# Hot Fix Rhinestones Application



## HumbleShirts (Sep 7, 2007)

Will hot fix rhinestones adhere to the canvas type material like a Carhartt jacket?

Any special tips on application if they will?

Thanks in advance!


----------



## HumbleShirts (Sep 7, 2007)

Anybody? I was hoping someone might help.


----------



## Cre8tivi tee (Mar 12, 2008)

Hi mate,

Saw your question by chance. Yes, hotfix rhinestones should fix on to your jacket, (I assume it's a cotton/ cotton mix fabric), but the surface would have to be flat to insure a good application (i.e. cotact with your heat press).

As to temperature, I would say, do it as low as possible with a teflon sheet to protect the jacket fabric. 

If I heat press a fabric I have never tried before, I normally test the stones on an old t-shirt, to see how low the temperature, I can get away with (avoids costly mistakes). Another tip is try the stones on a old Carhatt jacket or something made of the same material. 

Just my opinions, but when it comes down to heat decoration, it's hit and miss and you aim for more hits.

Cheers,

Cre8tivi tee


----------



## HumbleShirts (Sep 7, 2007)

Thanks for the info! Much appreciated.


----------



## BlingBlingWear (Feb 23, 2010)

No problem with Charhardtt material or anything of that nature.


----------



## JSISIGNSCOM (Apr 19, 2012)

It should, but just be prepared to re fix stones if it pops off.
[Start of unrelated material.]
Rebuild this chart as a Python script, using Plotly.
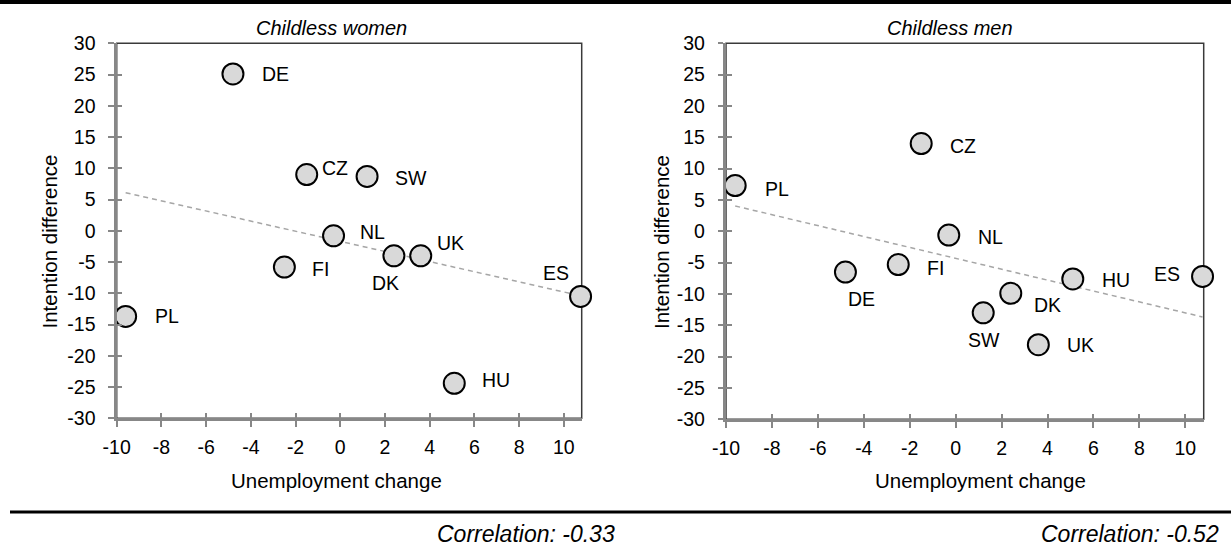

I would test some on a similar material and make sure you get even heat over the stones(get a heat gun from lowes aim it at you heat press to get a proper heat reading).


----------



## lizziemaxine (Nov 14, 2007)

HTT130 said:


> Will hot fix rhinestones adhere to the canvas type material like a Carhartt jacket?
> 
> Any special tips on application if they will?
> 
> Thanks in advance!


Sometimes canvas jackets will have a coating on them, Teflon or something else, to make them stain resistant. Rhinestones may not stick well if there is a coating on the canvas.


----------



## tankueray (Apr 16, 2010)

Jane is right, make sure it doesn't have a coating. JSI Signs meant a laser thermometer like this one: Non-Contact Infrared Laser Thermometer

The fabric is called Cotton Duck Cloth, get some at the fabric store along with some quilted material and approximate the thickness of the jacket to dial in your temp, pressure, and dwell time. You'll need more pressure, and probably a bit more dwell time, but you may need to lower the temp to keep the glue from spreading. Put a silicon pad under the jacket and heavy teflon over the transfer to distribute the heat better during pressing.

There's a manufacturer here (literally, one of their mills is a few miles from my house) that will make them without coating if you need it: walls.com


----------